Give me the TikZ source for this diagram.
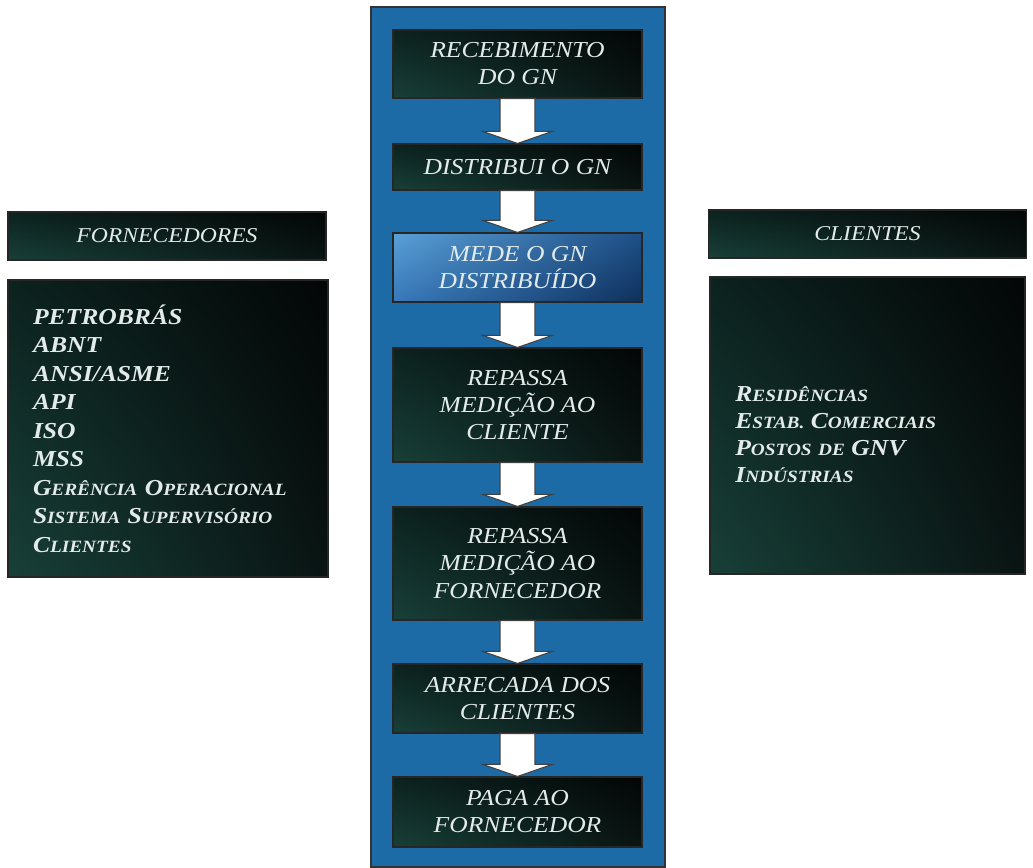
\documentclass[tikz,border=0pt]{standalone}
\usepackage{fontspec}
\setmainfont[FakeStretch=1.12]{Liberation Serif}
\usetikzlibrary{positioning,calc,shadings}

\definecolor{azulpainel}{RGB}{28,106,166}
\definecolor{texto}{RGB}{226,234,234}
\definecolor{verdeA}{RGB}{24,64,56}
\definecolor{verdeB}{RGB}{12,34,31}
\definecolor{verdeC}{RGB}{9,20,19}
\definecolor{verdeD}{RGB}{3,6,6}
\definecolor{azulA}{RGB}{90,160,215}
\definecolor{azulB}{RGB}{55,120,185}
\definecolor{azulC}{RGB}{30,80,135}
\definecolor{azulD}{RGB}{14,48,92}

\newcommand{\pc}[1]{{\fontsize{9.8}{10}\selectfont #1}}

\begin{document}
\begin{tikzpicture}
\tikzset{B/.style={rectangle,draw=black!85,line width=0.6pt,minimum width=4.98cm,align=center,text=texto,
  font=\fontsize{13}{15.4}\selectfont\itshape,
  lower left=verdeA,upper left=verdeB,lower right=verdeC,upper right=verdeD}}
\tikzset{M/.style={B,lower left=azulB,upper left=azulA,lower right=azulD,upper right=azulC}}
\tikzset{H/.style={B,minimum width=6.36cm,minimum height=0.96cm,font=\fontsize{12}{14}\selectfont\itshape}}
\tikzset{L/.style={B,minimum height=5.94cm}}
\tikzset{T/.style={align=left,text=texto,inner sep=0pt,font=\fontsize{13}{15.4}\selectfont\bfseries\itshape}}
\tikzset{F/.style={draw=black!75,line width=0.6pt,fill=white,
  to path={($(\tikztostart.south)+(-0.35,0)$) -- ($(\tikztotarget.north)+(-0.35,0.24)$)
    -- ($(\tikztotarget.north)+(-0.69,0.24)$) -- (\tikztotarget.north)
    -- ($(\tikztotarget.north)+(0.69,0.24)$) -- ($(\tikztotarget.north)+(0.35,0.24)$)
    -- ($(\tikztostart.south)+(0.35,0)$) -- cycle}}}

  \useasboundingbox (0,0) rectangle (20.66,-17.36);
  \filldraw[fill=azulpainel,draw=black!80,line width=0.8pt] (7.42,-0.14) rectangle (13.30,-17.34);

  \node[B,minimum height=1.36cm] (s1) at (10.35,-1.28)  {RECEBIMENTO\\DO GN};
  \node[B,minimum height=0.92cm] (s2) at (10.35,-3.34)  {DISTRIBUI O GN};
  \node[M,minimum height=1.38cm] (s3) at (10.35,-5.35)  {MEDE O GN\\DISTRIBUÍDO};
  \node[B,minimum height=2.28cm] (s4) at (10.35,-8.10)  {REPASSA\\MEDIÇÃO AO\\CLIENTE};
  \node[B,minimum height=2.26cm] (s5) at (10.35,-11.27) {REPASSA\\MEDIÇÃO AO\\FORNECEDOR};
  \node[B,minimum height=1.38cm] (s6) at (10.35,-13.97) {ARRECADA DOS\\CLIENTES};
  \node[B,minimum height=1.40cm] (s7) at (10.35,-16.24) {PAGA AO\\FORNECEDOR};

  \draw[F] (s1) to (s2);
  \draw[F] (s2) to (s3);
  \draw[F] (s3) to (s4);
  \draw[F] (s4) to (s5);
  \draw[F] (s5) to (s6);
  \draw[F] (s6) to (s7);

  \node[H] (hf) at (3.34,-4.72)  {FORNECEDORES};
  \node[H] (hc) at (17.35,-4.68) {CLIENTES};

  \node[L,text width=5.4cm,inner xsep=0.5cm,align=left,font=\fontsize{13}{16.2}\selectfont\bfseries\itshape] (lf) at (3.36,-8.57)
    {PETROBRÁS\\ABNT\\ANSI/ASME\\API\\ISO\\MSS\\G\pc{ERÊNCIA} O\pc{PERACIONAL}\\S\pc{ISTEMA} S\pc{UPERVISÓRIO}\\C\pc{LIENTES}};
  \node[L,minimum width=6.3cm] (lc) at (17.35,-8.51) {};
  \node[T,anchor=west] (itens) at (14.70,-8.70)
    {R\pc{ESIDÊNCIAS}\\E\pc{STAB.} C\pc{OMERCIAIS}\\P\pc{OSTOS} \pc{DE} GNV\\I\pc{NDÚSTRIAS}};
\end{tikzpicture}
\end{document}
::::::
What the task asks:
Exclude the pictures. Write out the remaining data exactly.

Result:
Give me the TikZ source for this diagram.
\documentclass[tikz,border=0pt]{standalone}
\usepackage{fontspec}
\setmainfont[FakeStretch=1.12]{Liberation Serif}
\usetikzlibrary{positioning,calc,shadings}

\definecolor{azulpainel}{RGB}{28,106,166}
\definecolor{texto}{RGB}{226,234,234}
\definecolor{verdeA}{RGB}{24,64,56}
\definecolor{verdeB}{RGB}{12,34,31}
\definecolor{verdeC}{RGB}{9,20,19}
\definecolor{verdeD}{RGB}{3,6,6}
\definecolor{azulA}{RGB}{90,160,215}
\definecolor{azulB}{RGB}{55,120,185}
\definecolor{azulC}{RGB}{30,80,135}
\definecolor{azulD}{RGB}{14,48,92}

\newcommand{\pc}[1]{{\fontsize{9.8}{10}\selectfont #1}}

\begin{document}
\begin{tikzpicture}
\tikzset{B/.style={rectangle,draw=black!85,line width=0.6pt,minimum width=4.98cm,align=center,text=texto,
  font=\fontsize{13}{15.4}\selectfont\itshape,
  lower left=verdeA,upper left=verdeB,lower right=verdeC,upper right=verdeD}}
\tikzset{M/.style={B,lower left=azulB,upper left=azulA,lower right=azulD,upper right=azulC}}
\tikzset{H/.style={B,minimum width=6.36cm,minimum height=0.96cm,font=\fontsize{12}{14}\selectfont\itshape}}
\tikzset{L/.style={B,minimum height=5.94cm}}
\tikzset{T/.style={align=left,text=texto,inner sep=0pt,font=\fontsize{13}{15.4}\selectfont\bfseries\itshape}}
\tikzset{F/.style={draw=black!75,line width=0.6pt,fill=white,
  to path={($(\tikztostart.south)+(-0.35,0)$) -- ($(\tikztotarget.north)+(-0.35,0.24)$)
    -- ($(\tikztotarget.north)+(-0.69,0.24)$) -- (\tikztotarget.north)
    -- ($(\tikztotarget.north)+(0.69,0.24)$) -- ($(\tikztotarget.north)+(0.35,0.24)$)
    -- ($(\tikztostart.south)+(0.35,0)$) -- cycle}}}

  \useasboundingbox (0,0) rectangle (20.66,-17.36);
  \filldraw[fill=azulpainel,draw=black!80,line width=0.8pt] (7.42,-0.14) rectangle (13.30,-17.34);

  \node[B,minimum height=1.36cm] (s1) at (10.35,-1.28)  {RECEBIMENTO\\DO GN};
  \node[B,minimum height=0.92cm] (s2) at (10.35,-3.34)  {DISTRIBUI O GN};
  \node[M,minimum height=1.38cm] (s3) at (10.35,-5.35)  {MEDE O GN\\DISTRIBUÍDO};
  \node[B,minimum height=2.28cm] (s4) at (10.35,-8.10)  {REPASSA\\MEDIÇÃO AO\\CLIENTE};
  \node[B,minimum height=2.26cm] (s5) at (10.35,-11.27) {REPASSA\\MEDIÇÃO AO\\FORNECEDOR};
  \node[B,minimum height=1.38cm] (s6) at (10.35,-13.97) {ARRECADA DOS\\CLIENTES};
  \node[B,minimum height=1.40cm] (s7) at (10.35,-16.24) {PAGA AO\\FORNECEDOR};

  \draw[F] (s1) to (s2);
  \draw[F] (s2) to (s3);
  \draw[F] (s3) to (s4);
  \draw[F] (s4) to (s5);
  \draw[F] (s5) to (s6);
  \draw[F] (s6) to (s7);

  \node[H] (hf) at (3.34,-4.72)  {FORNECEDORES};
  \node[H] (hc) at (17.35,-4.68) {CLIENTES};

  \node[L,text width=5.4cm,inner xsep=0.5cm,align=left,font=\fontsize{13}{16.2}\selectfont\bfseries\itshape] (lf) at (3.36,-8.57)
    {PETROBRÁS\\ABNT\\ANSI/ASME\\API\\ISO\\MSS\\G\pc{ERÊNCIA} O\pc{PERACIONAL}\\S\pc{ISTEMA} S\pc{UPERVISÓRIO}\\C\pc{LIENTES}};
  \node[L,minimum width=6.3cm] (lc) at (17.35,-8.51) {};
  \node[T,anchor=west] (itens) at (14.70,-8.70)
    {R\pc{ESIDÊNCIAS}\\E\pc{STAB.} C\pc{OMERCIAIS}\\P\pc{OSTOS} \pc{DE} GNV\\I\pc{NDÚSTRIAS}};
\end{tikzpicture}
\end{document}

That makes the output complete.